Another good example is presented by self-styled public choice economist Don Boudreaux in a critique of Representative Mike Pence this morning. Don writes: "Your proposal for a Spending Limits Amendment – one that would cap federal-government spending at a maximum of 20 percent of U.S. GDP – is dangerous... Your proposed Spending Limits Amendment is dangerous chiefly because of the inevitable need, that you recognize, for express exceptions that would release government from the spending cap – especially the exception that you mention: war." So far so good. Here's where Don conveniently drops his public choice theory lens: "As Thomas Paine wrote in The Rights of Man, “War is the common harvest of all those who participate in the division and expenditure of public money, in all countries. It is the art of conquering at home: the object of it is an increase of revenue; and as revenue cannot be increased without taxes, a pretence must be made for expenditures. In reviewing the history of the English government, its wars and its taxes, a by-stander, not blinded by prejudice, nor warped by interest, would declare, that taxes were not raised to carry on wars, but that wars were raised to carry on taxes.”" A very thoughtful quote from Paine - and I personally am a big Paine fan - but let's turn the public choice theory lens on him. Paine wrote The Rights of Man in 1791 in defense of a war - the French Revolution. A public choice theorist would note that the tract served a political interest in undercutting Paine's enemy, Britain. Indeed - Paine was all for raising revenue for war in the early 1780s when he did it as an agent of the American colonies in France. He was also all for it in the early nineteenth century when he tried to convince Napoleon to raise revenues to support a thousand ship fleet to invade and conquer Britain. Paine's statement here has the air of public choice theory about it, but any genuine public choice theorist should recognize it for what it is: a statement by a public official, writing watever seemed plausible to support his own interests. Don cites this logic in applying it to Pence and his fellow Congressmen and their wars. Would he apply it to Paine and his wars?

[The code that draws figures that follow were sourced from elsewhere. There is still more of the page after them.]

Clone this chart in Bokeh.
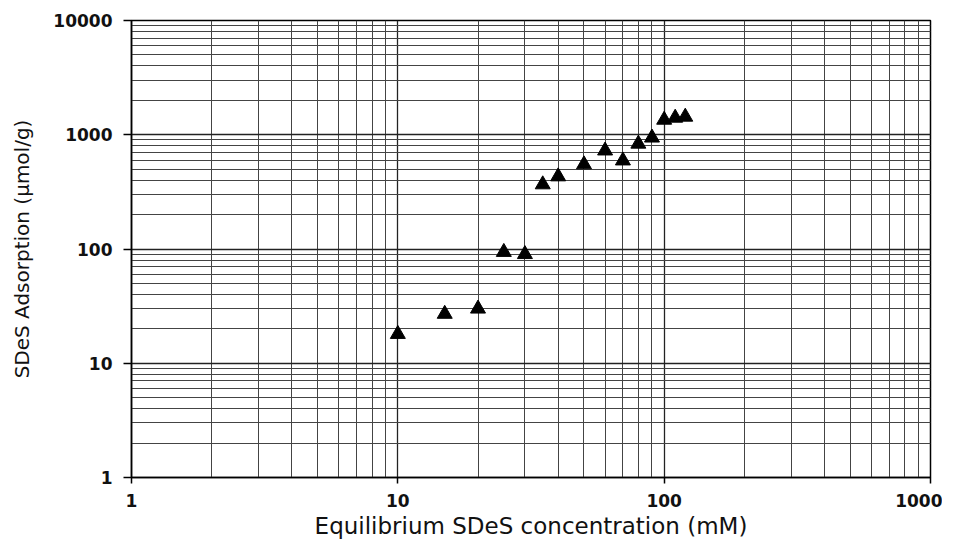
from bokeh.plotting import figure
from bokeh.models import FixedTicker, PrintfTickFormatter, Range1d
from bokeh.embed import file_html
from bokeh.resources import INLINE

# Data
conc_mM = [10, 15, 20, 25, 30, 35, 40, 50, 60, 70, 80, 90, 100, 110, 120]
adsorption = [18, 27, 30, 94, 90, 367, 431, 549, 726, 594, 833, 942, 1350, 1406, 1435]

x_ticks = [1, 10, 100, 1000]
y_ticks = [1, 10, 100, 1000, 10000]
x_minor = [m * d for d in [1, 10, 100] for m in range(2, 10)]
y_minor = [m * d for d in [1, 10, 100, 1000] for m in range(2, 10)]

FONT = "DejaVu Sans"

p = figure(width=942, height=541, x_axis_type="log", y_axis_type="log",
           x_range=Range1d(1, 1000), y_range=Range1d(1, 10000),
           output_backend="svg", toolbar_location=None,
           min_border_left=131, min_border_right=12, min_border_top=20, min_border_bottom=64)

p.scatter(conc_mM, adsorption, marker="triangle", size=15, color="black")

p.xaxis.ticker = FixedTicker(ticks=x_ticks, minor_ticks=x_minor)
p.yaxis.ticker = FixedTicker(ticks=y_ticks, minor_ticks=y_minor)
p.xaxis.formatter = PrintfTickFormatter(format="%d")
p.yaxis.formatter = PrintfTickFormatter(format="%d")

for ax in (p.xaxis, p.yaxis):
    ax.axis_line_color = "black"
    ax.axis_line_width = 1.5
    ax.major_tick_in = 0
    ax.major_tick_line_color = "black"
    ax.major_tick_line_width = 1.5
    ax.minor_tick_in = 0
    ax.minor_tick_out = 0
    ax.major_label_text_font = FONT
    ax.major_label_text_font_style = "bold"
    ax.major_label_text_font_size = "17px"
    ax.major_label_text_color = "#111111"
    ax.axis_label_text_font = FONT
    ax.axis_label_text_font_style = "normal"
    ax.axis_label_text_color = "#111111"

p.xaxis.major_tick_out = 6
p.yaxis.major_tick_out = 8
p.xaxis.axis_label = "Equilibrium SDeS concentration (mM)"
p.yaxis.axis_label = "SDeS Adsorption (μmol/g)"
p.xaxis.axis_label_text_font_size = "23px"
p.yaxis.axis_label_text_font_size = "20px"
p.xaxis.major_label_standoff = 10
p.yaxis.major_label_standoff = 11
p.xaxis.axis_label_standoff = 3
p.yaxis.axis_label_standoff = 16

for g in (p.xgrid, p.ygrid):
    g.grid_line_color = "#222222"
    g.grid_line_width = 1.3
    g.minor_grid_line_color = "#444444"
    g.minor_grid_line_width = 1.0

p.outline_line_color = "black"
p.outline_line_width = 1.5

open("out.html", "w").write(file_html(p, INLINE))
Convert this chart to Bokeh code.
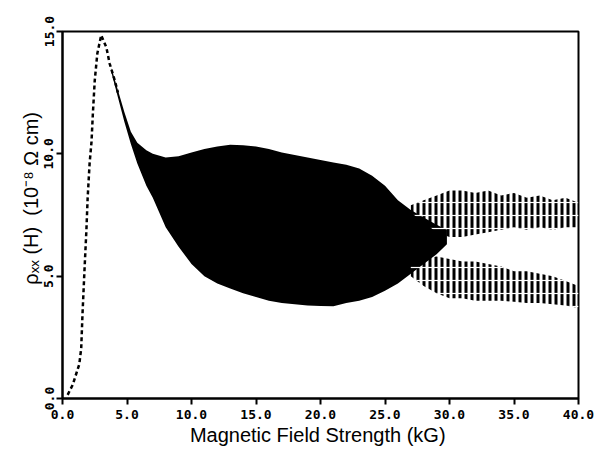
from bokeh.plotting import figure
from bokeh.models import Range1d, FixedTicker
from bokeh.embed import file_html
from bokeh.resources import INLINE

# Dashed low-field part of the curve (kG, 1e-8 ohm cm)
low_x = [0.4, 0.8, 1.3, 1.45, 1.55, 1.7, 1.85, 1.95, 2.1, 2.25, 2.35, 2.5, 2.7, 3.0, 3.4, 3.65, 4.05, 4.3]
low_y = [0.15, 0.57, 1.4, 2.05, 3.45, 5.2, 6.85, 8.2, 9.6, 10.5, 11.6, 13.0, 14.1, 14.85, 14.35, 13.7, 13.0, 12.5]

# Envelope of the densely oscillating region
env_x = [3.8, 4.3, 4.8, 5.3, 5.8, 6.5, 7.0, 8.0, 9.0, 10.0, 11.0, 12.0, 13.0, 14.0, 15.0, 16.0, 17.0,
         18.0, 19.0, 20.0, 21.0, 22.0, 23.0, 24.0, 25.0, 26.0, 27.0, 28.0, 29.0, 29.8]
env_upper = [13.5, 12.6, 11.7, 10.9, 10.45, 10.15, 10.0, 9.85, 9.9, 10.05, 10.2, 10.3, 10.37, 10.35, 10.3,
             10.2, 10.05, 9.95, 9.85, 9.75, 9.65, 9.55, 9.4, 9.1, 8.7, 8.1, 7.7, 7.4, 7.1, 6.9]
env_lower = [13.3, 12.3, 11.3, 10.4, 9.6, 8.7, 8.2, 7.0, 6.2, 5.5, 5.0, 4.7, 4.5, 4.3, 4.15, 4.0, 3.9,
             3.85, 3.8, 3.78, 3.77, 3.9, 4.0, 4.15, 4.4, 4.7, 5.1, 5.5, 5.9, 6.3]

# High-field scattered bands
hi_x = [27.0, 28.0, 29.0, 30.0, 31.0, 32.0, 33.0, 34.0, 35.0, 36.0, 37.0, 38.0, 39.0, 40.0]
up_top = [7.9, 8.1, 8.3, 8.5, 8.5, 8.4, 8.5, 8.3, 8.4, 8.2, 8.3, 8.1, 8.2, 8.0]
up_bot = [7.6, 7.2, 6.8, 6.6, 6.6, 6.7, 6.8, 6.9, 7.0, 6.9, 7.0, 6.9, 7.0, 7.0]
lo_top = [5.5, 5.7, 5.8, 5.7, 5.6, 5.6, 5.5, 5.4, 5.2, 5.2, 5.1, 5.0, 4.8, 4.6]
lo_bot = [5.0, 4.6, 4.3, 4.1, 4.1, 4.0, 4.0, 4.0, 3.95, 3.9, 3.9, 3.85, 3.8, 3.7]

x_ticks = [0, 5, 10, 15, 20, 25, 30, 35, 40]
y_ticks = [0, 5, 10, 15]
x_labels = {0: "0.0", 5: "5.0", 10: "10.0", 15: "15.0", 20: "20.0", 25: "25.0", 30: "30.0", 35: "35.0", 40: "40.0"}
y_labels = {0: "0.0", 5: "5.0", 10: "10.0", 15: "15.0"}

p = figure(width=606, height=450, x_range=Range1d(0, 40), y_range=Range1d(0, 15),
           output_backend="svg", toolbar_location=None,
           min_border_left=62, min_border_right=28, min_border_top=31, min_border_bottom=52)

p.grid.visible = False
p.outline_line_color = "black"
p.outline_line_width = 2
p.background_fill_color = "white"
p.border_fill_color = "white"

p.line(low_x, low_y, line_color="black", line_width=2.5, line_dash="4 3")
p.varea(x=env_x, y1=env_lower, y2=env_upper, fill_color="black")
for yb, yt in ((up_bot, up_top), (lo_bot, lo_top)):
    p.varea(x=hi_x, y1=yb, y2=yt, fill_alpha=0, hatch_pattern="vertical_line",
            hatch_color="black", hatch_scale=6, hatch_weight=3)
    p.varea(x=hi_x, y1=yb, y2=yt, fill_alpha=0, hatch_pattern="horizontal_line",
            hatch_color="white", hatch_scale=13, hatch_weight=1.2)

for ax in (p.xaxis[0], p.yaxis[0]):
    ax.axis_line_width = 2
    ax.major_tick_line_width = 2
    ax.major_tick_in = 0
    ax.major_tick_out = 6
    ax.minor_tick_line_color = None
    ax.major_label_text_font = "DejaVu Sans Mono"
    ax.major_label_text_font_style = "bold"
    ax.major_label_text_font_size = "13px"
    ax.major_label_text_color = "black"
    ax.axis_label_text_font = "Liberation Sans"
    ax.axis_label_text_font_style = "normal"
    ax.axis_label_text_font_size = "20px"
    ax.axis_label_text_color = "black"

p.xaxis.ticker = FixedTicker(ticks=x_ticks)
p.yaxis.ticker = FixedTicker(ticks=y_ticks)
p.xaxis.major_label_overrides = x_labels
p.yaxis.major_label_overrides = y_labels
p.yaxis.major_label_orientation = "vertical"
p.xaxis.major_label_standoff = 5
p.yaxis.major_label_standoff = 3
p.xaxis.axis_label_standoff = 2
p.yaxis.axis_label_standoff = 0
p.xaxis.axis_label = "Magnetic Field Strength  (kG)"
p.yaxis.axis_label = "\u00a0\u00a0\u00a0\u00a0\u00a0\u00a0\u03c1\u2093\u2093 (H)\u00a0\u00a0(10\u207b\u2078 \u03a9 cm)"

open("out.html", "w").write(file_html(p, INLINE))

My concern isn't that public choice theory is a bad thing (it's not at all) and my concern isn't that Don Boudreaux doesn't take a founding father to task. My point is that what gets passed off as public choice theory is often just political rhetoric. Anti-stimulus rhetoric, not anti-stimulus analysis. Pro-libertarian rhetoric, not pro-libertarian analysis. It's not objective analysis because it's not universally applied. Public choice theory would be nice, but I think there are huge obstacles to applying it rigorously and I think we have very few examples of its rigorous application so far.